§ **INSTRUCTION**
Find the string "with" in the records. Copy every line it appears in.

*** SUPPLIED MATERIAL ***

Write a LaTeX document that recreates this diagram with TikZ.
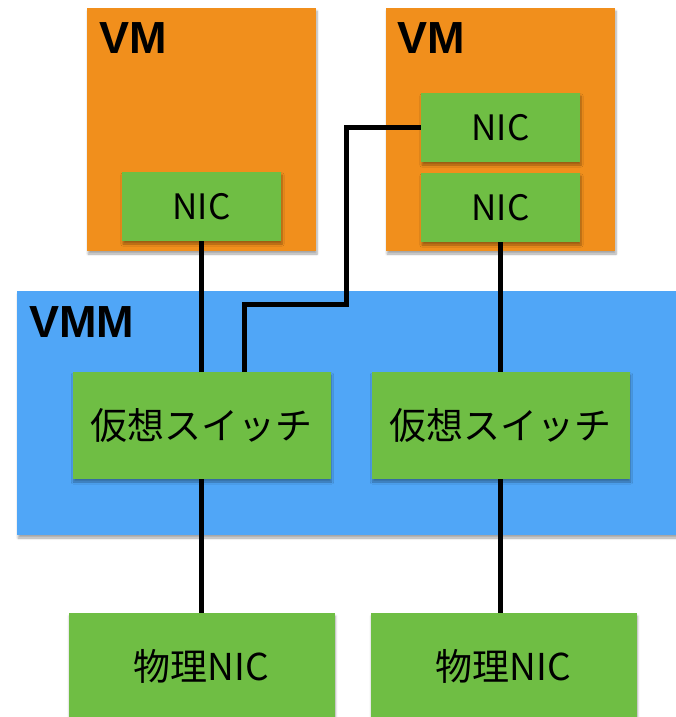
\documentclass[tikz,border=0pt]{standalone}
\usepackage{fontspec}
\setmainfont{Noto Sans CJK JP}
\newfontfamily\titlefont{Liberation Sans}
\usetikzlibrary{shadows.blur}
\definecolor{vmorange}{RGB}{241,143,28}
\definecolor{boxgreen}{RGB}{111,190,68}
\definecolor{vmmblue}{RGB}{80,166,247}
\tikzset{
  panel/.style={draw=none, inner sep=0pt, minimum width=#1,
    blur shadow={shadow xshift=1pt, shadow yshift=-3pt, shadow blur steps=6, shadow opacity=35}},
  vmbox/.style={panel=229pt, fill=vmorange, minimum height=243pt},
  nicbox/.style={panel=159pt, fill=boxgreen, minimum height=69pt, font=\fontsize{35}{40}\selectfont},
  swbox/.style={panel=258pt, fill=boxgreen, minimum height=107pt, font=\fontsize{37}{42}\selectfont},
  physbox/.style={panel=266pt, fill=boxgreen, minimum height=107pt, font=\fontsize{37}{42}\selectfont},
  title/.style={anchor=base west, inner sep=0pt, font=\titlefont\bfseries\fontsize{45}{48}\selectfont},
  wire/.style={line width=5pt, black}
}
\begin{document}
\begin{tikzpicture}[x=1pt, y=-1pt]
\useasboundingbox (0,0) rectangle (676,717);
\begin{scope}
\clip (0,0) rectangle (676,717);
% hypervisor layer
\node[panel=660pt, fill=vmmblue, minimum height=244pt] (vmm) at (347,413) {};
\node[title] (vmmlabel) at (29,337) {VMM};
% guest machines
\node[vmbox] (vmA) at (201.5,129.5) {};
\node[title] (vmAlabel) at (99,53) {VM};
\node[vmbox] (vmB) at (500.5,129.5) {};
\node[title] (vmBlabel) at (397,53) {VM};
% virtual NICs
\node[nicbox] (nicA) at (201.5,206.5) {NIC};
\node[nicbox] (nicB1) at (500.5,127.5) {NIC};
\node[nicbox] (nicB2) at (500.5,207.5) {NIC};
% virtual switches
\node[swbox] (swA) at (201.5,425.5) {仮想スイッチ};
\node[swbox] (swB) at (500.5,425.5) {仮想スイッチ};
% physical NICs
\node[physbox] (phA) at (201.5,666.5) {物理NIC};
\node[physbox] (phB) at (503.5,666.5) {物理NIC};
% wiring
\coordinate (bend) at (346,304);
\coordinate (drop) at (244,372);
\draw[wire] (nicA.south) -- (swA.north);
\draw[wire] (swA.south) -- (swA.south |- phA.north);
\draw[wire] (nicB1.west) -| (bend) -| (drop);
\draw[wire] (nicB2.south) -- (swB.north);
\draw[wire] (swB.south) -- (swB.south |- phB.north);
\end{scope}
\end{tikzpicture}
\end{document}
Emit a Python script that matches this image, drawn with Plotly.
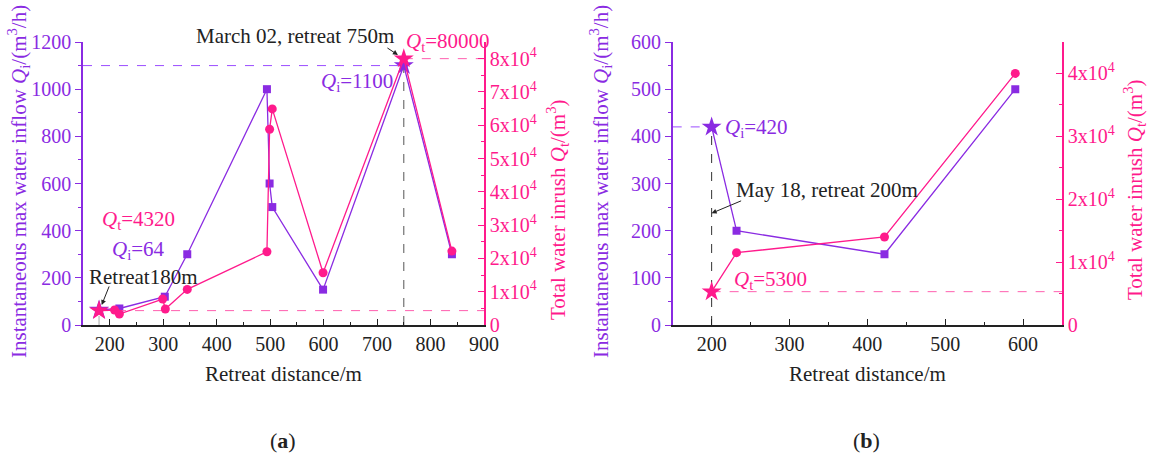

***

§ **COMPLETE OUTPUT**
Write a LaTeX document that recreates this diagram with TikZ.
Emit a Python script that matches this image, drawn with Plotly.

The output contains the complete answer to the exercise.